__DESCRIPTION OF THE TASK__.
Begin with the first line of the material and copy each line word for word through the line that contains "import plotly.graph_objects as go"; the pictures are left out.

──────────

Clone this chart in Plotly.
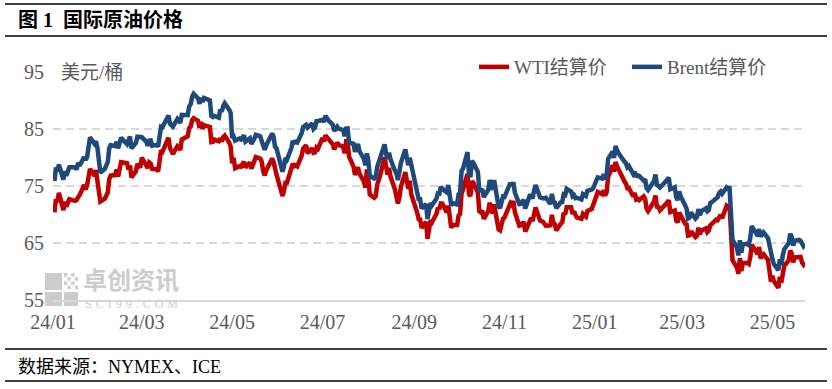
import pandas as pd
import plotly.graph_objects as go

# ---------------- data ----------------
us_holidays = ["2024-01-01", "2024-01-15", "2024-02-19", "2024-03-29", "2024-05-27",
               "2024-06-19", "2024-07-04", "2024-09-02", "2024-11-28", "2024-12-25",
               "2025-01-01", "2025-01-20", "2025-02-17", "2025-04-18", "2025-05-26"]
dates = pd.bdate_range("2024-01-02", "2025-05-23", freq="C", holidays=us_holidays)

wti_2024 = [
    70.38, 72.70, 72.19, 73.81, 70.77, 72.24, 71.37, 72.02, 72.68, 72.40, 72.56, 73.08, 73.41, 75.19, 74.37, 75.09, 77.36, 78.01, 76.78, 77.82, 75.85,
    73.82, 72.28, 72.78, 73.31, 73.86, 76.22, 76.84, 76.92, 77.87, 76.64, 78.03, 79.19, 79.00, 77.91, 78.61, 76.49, 77.58, 78.87, 78.54, 78.26,
    79.97, 78.74, 78.15, 79.13, 78.93, 78.01, 77.93, 77.56, 79.72, 81.26, 81.04, 82.72, 83.47, 81.68, 81.07, 80.63, 81.95, 81.62, 81.35, 83.17,
    83.71, 85.15, 85.43, 86.59, 86.91, 86.43, 85.23, 86.21, 85.02, 85.66, 85.41, 85.36, 82.69, 82.73, 83.14, 82.85, 83.36, 82.81, 83.57, 83.85, 82.63, 81.93,
    79.00, 79.95, 78.11, 78.48, 78.38, 78.99, 79.26, 78.26, 79.12, 78.02, 78.63, 79.23, 80.06, 79.80, 79.26, 77.57, 76.87, 77.72, 79.83, 79.23, 77.91, 76.99,
    74.22, 73.25, 74.07, 75.55, 75.53, 77.74, 78.90, 78.50, 78.62, 78.45, 80.33, 81.57, 82.17, 80.73, 81.63, 80.83, 80.90, 81.74, 81.54,
    83.38, 82.81, 83.88, 83.16, 82.33, 81.41, 82.10, 82.62, 82.21, 81.91, 80.76, 82.85, 82.82, 80.13, 78.40, 76.96, 77.59, 78.28, 77.16, 75.81, 74.73, 77.91,
    76.31, 73.52, 72.94, 73.20, 75.23, 75.85, 76.84, 80.06, 78.35, 76.98, 78.16, 76.65, 74.37, 73.17, 71.93, 72.95, 74.83, 77.42, 75.53, 74.52, 75.91, 73.55,
    70.34, 69.20, 69.15, 67.67, 68.71, 65.75, 67.31, 68.97, 68.65, 70.09, 71.19, 70.91, 71.95, 71.92, 70.37, 71.56, 69.69, 67.67, 68.18, 68.17,
    69.83, 70.10, 73.71, 74.38, 77.14, 73.57, 73.24, 75.85, 75.56, 73.83, 70.58, 70.39, 70.67, 69.22, 70.56, 72.09, 70.77, 70.19, 71.78, 67.38, 67.21, 68.61, 69.26,
    69.49, 71.47, 71.99, 71.69, 72.36, 70.38, 68.04, 68.12, 68.43, 68.70, 67.02, 69.16, 69.39, 68.87, 70.10, 71.24, 68.94, 68.77, 68.72, 68.00,
    68.10, 69.94, 68.54, 68.30, 67.20, 68.37, 68.59, 70.29, 70.02, 71.29, 71.29, 70.08, 70.58, 69.91, 69.46, 69.24, 70.10, 69.62, 70.60, 70.99, 71.72,
]
wti_2025 = [
    73.13, 73.96, 73.56, 74.25, 73.32, 73.92, 76.57, 78.62, 77.50, 79.20, 78.48, 77.88, 75.83, 75.44, 74.62, 74.66, 73.17, 73.77, 72.62, 72.73, 72.53,
    73.16, 72.70, 71.03, 70.61, 71.00, 72.32, 73.32, 71.37, 71.29, 70.74, 71.85, 72.25, 72.48, 70.40, 70.70, 68.93, 68.62, 70.35, 69.76,
    68.37, 68.26, 66.31, 66.36, 67.04, 66.03, 66.25, 67.68, 66.55, 67.18, 67.58, 66.90, 67.16, 68.07, 68.28, 69.11, 69.00, 69.65, 69.92, 69.36, 71.48,
    71.20, 71.71, 66.95, 61.99, 60.70, 59.60, 62.35, 60.07, 61.50, 61.53, 61.33, 62.47, 64.68, 63.08, 64.31, 62.27, 62.79, 63.02, 62.05, 60.42, 58.21,
    59.24, 58.29, 57.13, 59.09, 58.07, 59.91, 61.02, 61.95, 63.67, 63.15, 61.62, 62.49, 62.69, 62.56, 61.57, 61.20, 61.53,
]
brent_2024 = [
    75.89, 78.25, 77.59, 78.76, 76.12, 77.59, 76.80, 77.41, 78.29, 78.29, 77.88, 79.10, 78.56, 80.06, 79.55, 80.04, 82.43, 83.55, 82.40, 82.87, 81.71,
    78.70, 77.33, 77.99, 78.59, 79.21, 81.63, 82.19, 82.00, 82.77, 81.60, 82.86, 83.47, 82.34, 83.03, 83.67, 81.62, 82.53, 83.65, 83.68, 83.62,
    83.55, 82.80, 82.04, 82.96, 83.00, 82.08, 82.21, 81.92, 84.03, 85.42, 85.34, 86.89, 87.38, 85.95, 85.78, 85.43, 86.75, 86.25, 86.09, 87.48,
    87.42, 88.92, 89.35, 90.65, 91.17, 90.38, 89.42, 90.48, 89.74, 90.45, 90.10, 90.02, 87.29, 87.11, 87.29, 87.00, 88.42, 88.02, 89.01, 89.50, 88.40, 87.86,
    83.44, 83.67, 82.96, 83.33, 83.16, 83.58, 83.88, 82.79, 83.36, 82.38, 82.75, 83.27, 83.98, 83.71, 82.88, 81.90, 81.36, 82.12, 84.22, 83.60, 81.86, 81.62,
    78.36, 77.52, 78.41, 79.87, 79.62, 81.63, 82.92, 82.60, 82.75, 82.62, 84.25, 85.33, 85.71, 85.24, 86.01, 85.01, 85.25, 86.39, 86.41,
    86.60, 86.24, 87.34, 86.54, 85.75, 84.66, 85.08, 85.40, 85.03, 84.85, 83.73, 85.08, 85.11, 82.63, 82.40, 81.01, 81.71, 82.37, 81.13, 79.78, 78.63, 80.72,
    79.52, 76.81, 76.30, 76.48, 78.33, 79.16, 79.66, 82.30, 80.69, 79.76, 80.83, 79.68, 77.66, 77.20, 76.05, 77.22, 79.02, 81.43, 79.55, 78.65, 79.94, 78.80,
    73.75, 72.70, 72.69, 71.06, 71.84, 69.19, 70.61, 71.97, 71.61, 72.75, 73.70, 73.65, 74.88, 74.49, 73.90, 75.17, 73.46, 71.60, 71.98, 71.77,
    73.56, 73.90, 77.62, 78.05, 80.93, 77.18, 76.58, 79.40, 79.04, 77.46, 74.25, 74.22, 74.45, 73.06, 74.29, 76.04, 74.96, 74.38, 76.05, 71.42, 71.12, 72.55, 73.16,
    73.10, 75.08, 75.53, 75.04, 75.63, 73.87, 71.83, 71.89, 72.28, 72.56, 71.04, 73.30, 73.31, 72.81, 74.23, 75.17, 73.01, 72.81, 72.83, 72.94,
    71.83, 73.62, 72.31, 72.09, 71.12, 72.14, 72.19, 73.52, 73.41, 74.49, 74.05, 73.19, 73.39, 72.88, 72.94, 72.63, 73.58, 73.26, 74.17, 74.39, 74.64,
]
brent_2025 = [
    75.93, 76.51, 76.30, 77.05, 76.16, 76.92, 79.76, 81.01, 79.92, 82.03, 81.29, 80.79, 79.29, 79.00, 78.29, 78.50, 77.08, 77.49, 76.58, 76.87, 76.76,
    75.96, 76.20, 74.61, 74.29, 74.66, 75.87, 77.00, 75.18, 75.02, 74.74, 75.84, 76.04, 76.48, 74.43, 74.78, 73.02, 72.53, 74.04, 73.18,
    71.62, 71.04, 69.30, 69.46, 70.36, 69.28, 69.56, 70.95, 69.88, 70.58, 71.07, 70.56, 70.78, 72.00, 72.16, 73.00, 73.02, 73.79, 74.03, 73.63, 74.74,
    74.49, 74.95, 70.14, 65.58, 64.21, 62.82, 65.48, 63.33, 64.76, 64.88, 64.67, 65.85, 67.96, 66.26, 67.44, 66.12, 66.55, 66.87, 65.86, 64.25, 63.12,
    62.13, 61.29, 60.23, 62.15, 61.12, 62.84, 63.91, 64.96, 66.63, 66.09, 64.53, 65.41, 65.54, 65.38, 64.91, 64.44, 64.78,
]
wti = wti_2024 + wti_2025
brent = brent_2024 + brent_2025
assert len(dates) == len(wti) == len(brent), (len(dates), len(wti), len(brent))

y_ticks = [55, 65, 75, 85, 95]
x_ticks = ["2024-01-01", "2024-03-01", "2024-05-01", "2024-07-01", "2024-09-01",
           "2024-11-01", "2025-01-01", "2025-03-01", "2025-05-01"]
x_labels = ["24/01", "24/03", "24/05", "24/07", "24/09", "24/11", "25/01", "25/03", "25/05"]

# ---------------- layout helpers ----------------
W, H = 832, 389
L, R, T, B = 53, 805, 72, 300
def px(x):
    return (x - L) / (R - L)
def py(y):
    return (B - y) / (B - T)

SERIF = "Liberation Serif, Noto Sans CJK SC, sans-serif"
GRAY = "#595959"
WM = "#CCCCCC"

fig = go.Figure()
fig.add_trace(go.Scatter(x=dates, y=wti, mode="lines", name="WTI结算价",
                         line=dict(color="#C00000", width=4.5)))
fig.add_trace(go.Scatter(x=dates, y=brent, mode="lines", name="Brent结算价",
                         line=dict(color="#1F497D", width=4.5)))

shapes = []
# frame lines (title and source)
for yy in (4, 36, 349, 381):
    shapes.append(dict(type="line", xref="paper", yref="paper",
                       x0=px(5), x1=px(827), y0=py(yy), y1=py(yy),
                       line=dict(color="#000000", width=1.6)))
# watermark logo blocks
def rect(x0, y0, x1, y1, c=WM):
    shapes.append(dict(type="rect", xref="paper", yref="paper", layer="below",
                       x0=px(x0), x1=px(x1), y0=py(y0), y1=py(y1),
                       fillcolor=c, line=dict(width=0)))
rect(45, 273, 62, 290)
rect(45, 292, 62, 306)
rect(64, 292, 78, 306)
for i in range(4):
    for j in range(4):
        if (i + j) % 2 == 0:
            cx = 64 + i * 3.6
            cy = 273 + j * 4.2
            rect(cx, cy, cx + 3.2, cy + 3.6)

annotations = [
    dict(text="<b>图\u00a01\u00a0\u00a0国际原油价格</b>", x=px(16), y=py(20), xref="paper", yref="paper",
         xanchor="left", yanchor="middle", showarrow=False,
         font=dict(family=SERIF, size=20, color="#000000")),
    dict(text="数据来源：NYMEX、ICE", x=px(16), y=py(367), xref="paper", yref="paper",
         xanchor="left", yanchor="middle", showarrow=False,
         font=dict(family=SERIF, size=18, color="#000000")),
    dict(text="美元/桶", x=px(59), y=py(72), xref="paper", yref="paper",
         xanchor="left", yanchor="middle", showarrow=False,
         font=dict(family=SERIF, size=19, color=GRAY)),
    dict(text="<b>卓创资讯</b>", x=px(81), y=py(278), xref="paper", yref="paper",
         xanchor="left", yanchor="middle", showarrow=False,
         font=dict(family="Noto Sans CJK SC", size=24, color=WM)),
    dict(text="S\u2004C\u2004I\u20049\u20049\u2004.\u2004C\u2004O\u2004M", x=px(83), y=py(303.5),
         xref="paper", yref="paper", xanchor="left", yanchor="middle", showarrow=False,
         font=dict(family="Liberation Serif", size=12, color=WM)),
]

fig.update_layout(
    width=W, height=H,
    margin=dict(l=L, r=W - R, t=T, b=H - B, pad=0, autoexpand=False),
    paper_bgcolor="#FFFFFF", plot_bgcolor="#FFFFFF",
    showlegend=True,
    legend=dict(orientation="h", x=px(474), y=py(67), xanchor="left", yanchor="middle",
                font=dict(family=SERIF, size=19, color=GRAY),
                bgcolor="rgba(0,0,0,0)", itemwidth=30,
                entrywidth=108, entrywidthmode="pixels", tracegroupgap=0),
    shapes=shapes, annotations=annotations,
    xaxis=dict(type="date", range=["2024-01-01", "2025-05-23"],
               tickvals=x_ticks, ticktext=x_labels, showgrid=False,
               showline=True, linecolor="#D9D9D9", linewidth=1.6,
               ticks="", ticklabelstandoff=3,
               tickfont=dict(family=SERIF, size=20, color=GRAY), zeroline=False),
    yaxis=dict(range=[55, 95], tickvals=y_ticks, showgrid=True,
               gridcolor="#D9D9D9", gridwidth=1.5, griddash="8px,5px",
               showline=False, zeroline=False, ticks="", ticklabelstandoff=8,
               tickfont=dict(family=SERIF, size=20, color=GRAY)),
)

fig.write_html("out.html", config={"displayModeBar": False},
               post_script="document.body.style.margin='0px';document.body.style.overflow='hidden';")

──────────

__SOLUTION__.
Clone this chart in Plotly.
import pandas as pd
import plotly.graph_objects as go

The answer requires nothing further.